RIGHT MINDED
George W. Bush has made one of the greatest political comebacks in American history. For years he was cast as a simpleton and intellectual lightweight. But now Democrats are attributing supernatural powers to the president. It's been an amazing turn of fortune. Before, President Bush could barely tie his shoelaces. But just this year, so Democrats say, Dubya has caused a string of hurricanes to batter Florida, has kept the crippled such as Christopher Reeve confined to wheelchairs, and now the president is credited with the shortage in flu vaccinations.
Consider that on Oct. 19, John F. Kerry released a radio advertisement which stated, in part, "If you're an elderly man or woman, if you're a young child, if you're a pregnant woman, George Bush and the Republicans have this to say on health care: Don't get sick."
During an NPR interview, Kerry also asked "If you can't get flu vaccines to Americans, what kind of health care program are you running?" (Hopefully the answer would be "none." Presidents shouldn't run health care programs. It's the job of the private sector. It's also a curious answer coming from someone who insisted during the final presidential debate that his proposed government-run health care program isn't government-run.)
The shortage in flu vaccinations also prompted Sen. Hillary Clinton to remark that President Bush is "more interested in tax cuts for the rich than for flu shots for everyone who needs them. This administration has their priorities wrong, and we've really paid a big price for their negligence."
Hillary Clinton is that last person who should talk. In reality, she and her husband are a root cause of our perennial flu vaccine shortages.

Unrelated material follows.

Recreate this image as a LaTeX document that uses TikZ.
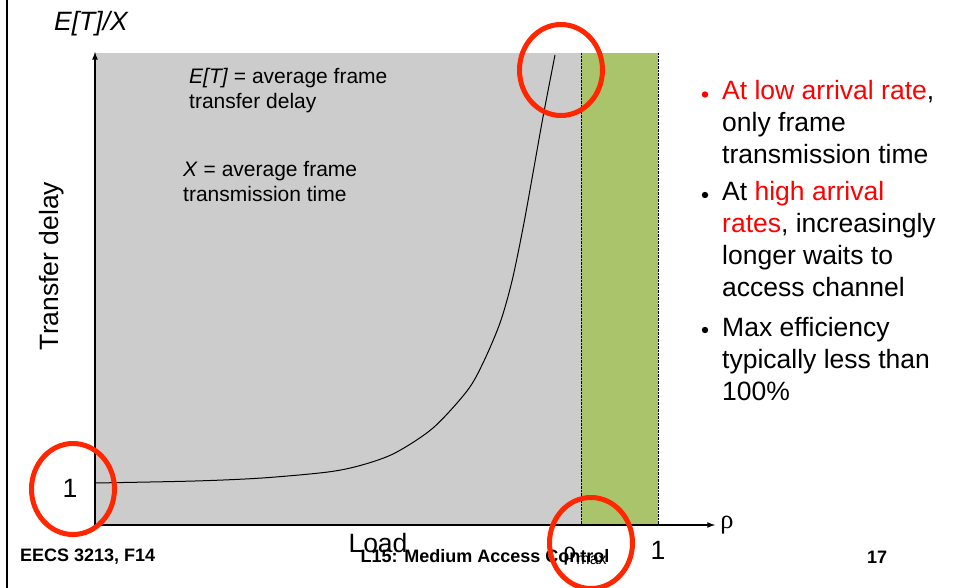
\documentclass[tikz,border=0pt]{standalone}
\usepackage{fontspec}
\setmainfont{Liberation Sans}
\newfontfamily\rhofont{Liberation Serif}
\usetikzlibrary{positioning}
\definecolor{plotgray}{RGB}{204,204,204}
\definecolor{maxgreen}{RGB}{169,196,107}
\definecolor{ringred}{RGB}{255,38,0}
\definecolor{hired}{RGB}{255,0,0}

\begin{document}
\begin{tikzpicture}[x=1pt,y=-1pt,
  bigtext/.style={font=\fontsize{26.5}{32}\selectfont, inner sep=0pt},
  notetext/.style={font=\fontsize{21}{25.5}\selectfont, inner sep=0pt, align=left, anchor=north west},
  foottext/.style={font=\fontsize{18}{22}\selectfont\bfseries, inner sep=0pt},
  bullettext/.style={bigtext, align=left, anchor=north west},
  dot/.style={circle, inner sep=0pt, minimum size=6.4pt},
  ring/.style={draw=ringred, line width=5pt}]
 \useasboundingbox (0,0) rectangle (958,588);
 \draw[line width=1.5pt] (7,0) -- (7,588);
 % shaded regions
 \fill[plotgray] (95,53) rectangle (581,525);
 \fill[maxgreen] (581,53) rectangle (658,525);
 \draw[densely dotted, thin] (581,53) -- (581,525);
 \draw[densely dotted, thin] (658,53) -- (658,525);
 % axes
 \coordinate (orig) at (95,525);
 \coordinate (ytop) at (95,52);
 \coordinate (xend) at (715,525);
 \draw[line width=1.6pt, -latex] (orig) -- (ytop);
 \draw[line width=1.6pt, -latex] (orig) -- (xend);
 % delay curve
 \draw[line width=1pt] plot[smooth] coordinates {(95,483) (195,481) (262,478) (328,472) (362,465) (395,453) (433,428) (467,391) (483,363) (500,323) (512,281) (523,228) (533,173) (543,117) (555,55)};
 % labels
 \node[bigtext] (ylab) at (91,24) {\itshape E[T]/X};
 \node[bigtext, rotate=90] (ydesc) at (52,266) {Transfer delay};
 \node[bigtext] (one) at (70,488) {1};
 \node[bigtext] (load) at (378,543) {Load};
 \node[bigtext] (xone) at (658,550) {1};
 \node[bigtext] (rho) at (727,525) {\rhofont ρ};
 \node[bigtext, anchor=base west] (rhomax) at (563,559) {\rhofont ρ\raisebox{-5pt}{\normalfont\fontsize{16}{18}\selectfont max}};
 \node[notetext] (ETnote) at (189,68) {\textit{E[T]} = average frame\\transfer delay};
 \node[notetext] (Xnote) at (183,161) {\textit{X} = average frame\\transmission time};
 % bullets
 \node[dot, fill=hired] (dotA) at (705,94.5) {};
 \node[dot, fill=black] (dotB) at (705,195) {};
 \node[dot, fill=black] (dotC) at (705,330) {};
 \node[bullettext] (bulletA) at (722,80) {\textcolor{hired}{At low arrival rate},\\only frame\\transmission time};
 \node[bullettext] (bulletB) at (722,181) {At \textcolor{hired}{high arrival}\\\textcolor{hired}{rates}, increasingly\\longer waits to\\access channel};
 \node[bullettext] (bulletC) at (722,317) {Max efficiency\\typically less than\\100\%};
 % footer
 \node[foottext, anchor=west] (course) at (20,557) {EECS 3213, F14};
 \node[foottext] (lecture) at (485,556) {L15: Medium Access Control};
 \node[foottext] (page) at (877,557) {17};
 % highlight rings
 \draw[ring] (73,489) ellipse [x radius=41.5, y radius=45.5];
 \draw[ring] (561,70) ellipse [x radius=41.5, y radius=45.5];
 \draw[ring] (591,543) ellipse [x radius=41.5, y radius=45.5];
\end{tikzpicture}
\end{document}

In 1993, Hillary Clinton's "Vaccines for Children Program" was first implemented. This was a program designed to make vaccines more available to the poor, uninsured, and underinsured children, even though, reported the Wall Street Journal last year, child vaccination rates in U.S. at that time were considered relatively high by medical experts.
The program turned the government into the major purchaser and distributor of vaccines. Not only did Clinton's idea fail to result in any noticeable increase in childhood vaccination rates, but it also drove prices so low that the financial incentive for private companies to develop and produce vaccines was largely removed, making business unsustainable.
There's still another reason we aren't producing flu vaccinations in this nation: trial lawyers, such as John Edwards, and the legal concept of "liability without fault." Notes the Oct. 25 edition of The Weekly Standard, "Under liability without fault … the manufacturer can be held responsible for harm from its products, whether blameworthy or not. Add to that the jackpot awards that come from pain-and-suffering and punitive damages, and you have a legal climate that no manufacturer wants to risk."
For example, when an epidemic occurred at Fort Dix, New Jersey in 1976, the government took it upon itself to vaccinate the entire nation against the swine flu. Insurance companies refused to participate, so Congress, under the urging of Ted Kennedy, decided to provide the insurance. The Congressional Budget Office had estimated at the time the 45 million inoculations would yield 4,500 injury claims and 90 damage awards amounting to $2 million. In reality, there were 4,169 damage claims filed and 700 damage awards totaling in excess of $100 million. Indeed, the insurance companies knew better than the government.
Like the price controls resulting from the Vaccines for Children Program, the outcome of "liability without fault" has meant disaster for the vaccine industry. In 1967, there were 26 companies making vaccines in the United States. Today there are only four that make any type of vaccine, and none making the flu vaccine. And although vaccines have been approved by the Food and Drug Administration for recently emerging illnesses such as Lyme disease, no commercial vaccine exists, because no one is willing to take the enormous risk of producing and distributing it.
The combination of Clinton's program and "liability without fault" has been so disasterous that the United States is now looking to companies in Britain and France to supply the 100 million flu vaccines to be administered here this year.
Democrats are making a campaign issue out of the flu vaccine shortage now the Kerry campaign has shifted into crisis gear, and are now blaming President Bush for every ill – perceived and real – our nation faces. Ironically, it was a Democrat program which helped paved the way for the chronic shortages we face, illustrating once again that liberal ideas might be noble when conceived, but are disastrous when applied.
The Democratic Party is throwing everything it can at President Bush hoping to generate some traction for John Kerry. And as usual, Democrats are relying on the ignorance of the American people to shift blame onto the President that rightfully applies to them. Indeed, the lame excuse that President Bush is more interested in tax cuts for the rich than flu shots, when the real reasons are far more complex and condemnatory of the left, exposes a party that is desperate and generally bereft of ideas. Our perennial shortage of flu vaccines is the direct result of failed liberalism the left won't own up to, and the Democrats' only response is to hold President Bush "liable without fault."